There’s something about surfing that keeps people who are older than 30 from trying it. It’s an athletic pursuit that is for the young, people who are less concerned about looking trying too hard. It’s for someone who’s less afraid to commit mistake, something that keeps those who are older from ever attempting to mount a surf board, wait for the right wave, and in the most opportune of moments ride the surf like nothing matters but the exhilaration of lording over an ephemeral wave that lasts a little longer than a good orgasm.

I don’t see how I will ever be able to learn how to surf. There are too many things to take into account before you experience the rush and the high of riding that wave.
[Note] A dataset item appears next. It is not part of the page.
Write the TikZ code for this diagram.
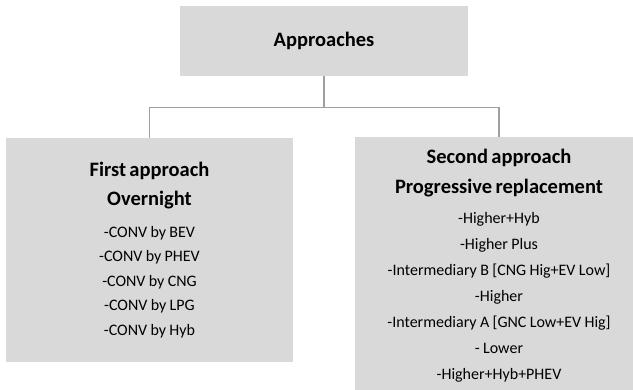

The right way of paddling to the middle of the sea, spotting the right surf, knowing when to begin standing up, reminding oneself that the front foot should be horizontal relative to the body and to bend one’s hip to maintain stability, and using one’s core to keep oneself from dismounting the board before the right moment–these and more have to be in one’s mind if he has to surf successfully.

I wish I learned how to surf when I was younger, back when I was more daring and less fearful of the opinion of the crowd on the beach. Surely, I know the crowd doesn’t care. They’re only interested in that one surfer who stays on the board longer than most, who rides the waves with careless abandon. The crowd doesn’t care about the tourist who miserably fails in keeping himself vertical on a board the size of one of the main doors of St. Peter’s Basilica pushed by a surfing instructor who identifies the right wave for him, who is in the beginner level and will remain in that level because it will be his last time to visit this beach as there are other beaches waiting to be visited in his lifetime.

It’s too late to learn surfing now. I’m too heavy for it, too awkward, less agile, ridiculous-looking in a pair of board shorts that will only look nice on someone with defined abdominal muscles.

Nonetheless, when the day is over and one returns the board he has rented and paid the instructor the amount they agreed on, what stays in one’s memory is that moment when he successfully stands on a surf board, even though it is only a little longer than climaxing.

Indeed, he will not go back to that beach again, will not attempt to learn surfing again, will tuck away in the farthest part of his wardrobe that pair of unforgiving board shorts, but he knows that the memory of riding the wave for a mere 5 seconds is something he can revisit in the future when things worsen, when age has permanently caught on, when dreams, hopes, even passion is paralyzed to a standstill.

That’s the beauty of surfing, of those little memories of islands of happiness. We, humans, need them.